Mostly becuase it's January, but also when I have to scrape frickin' frost off my car window. Dammit, if I don't have snow, I don't need frost. Plus my car will seize up if I idle, so I have to go up to every stop and put on the handbrake so I put int he cluthc while in neutral and gun it. So now the person behind me wonders why my brakes aren't on, and the person next me think I want to race.


I have the world's only Rubix car. Oh, and an interesting thought I had this mornign which I'm not sure should make me feel bad or make me feel like a big stud: My car is probably about as old as my girlfriend. hmmm

This last Saturday. I had the pleasure of watching two Keanu Reeves movies, the aptly named Bill and Ted's Excellent Adventure (for having both Bill and Ted in it, and being excellent) and the also aptly named My Private Idaho (for um... taking place in Idaho and making little sense).

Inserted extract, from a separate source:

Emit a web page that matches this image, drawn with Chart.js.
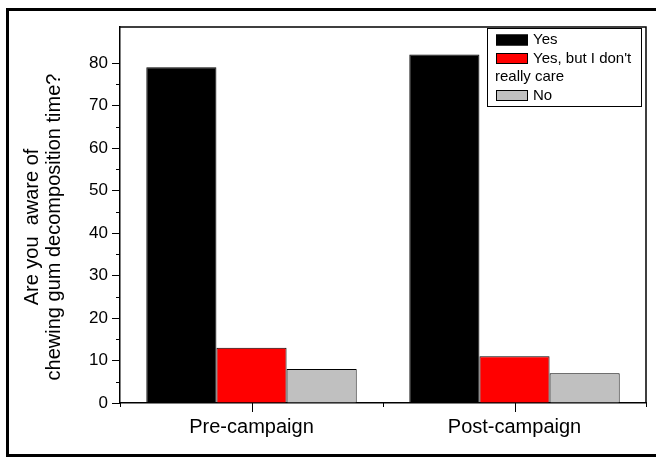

I have come to the conclusion that he is an excellent actor, as logn as he is playing the part of someone who is confused, overwhelmed, or simply stupid. I mean, yo umust admit that he's perfected the art of saying "whoa..."

Well, S-Blog 2 is up. there goes my productivity for the next few weeks. I am once again a peanut on this horrible, horrible thing that threatens to eat all of my working hours away as I try follow exactly who said what to whom and why and who was that person anyway and where were they from? Christing Jesus.


Mad props, yo to Ernie for actually coding that monster. I couldn't even begin to imagine.

Mmmm.... spooooo...... Now, if only they had it come in different flavors, like chocolate, strawberry or orange. I would be so sold. Mostly becuase it would give me an opportunity to say, "Guess what? I come in different flavors (ba-dum-tsh!)"


And no, the male testimonial is not me.... honestly.... no, seriously it isn't.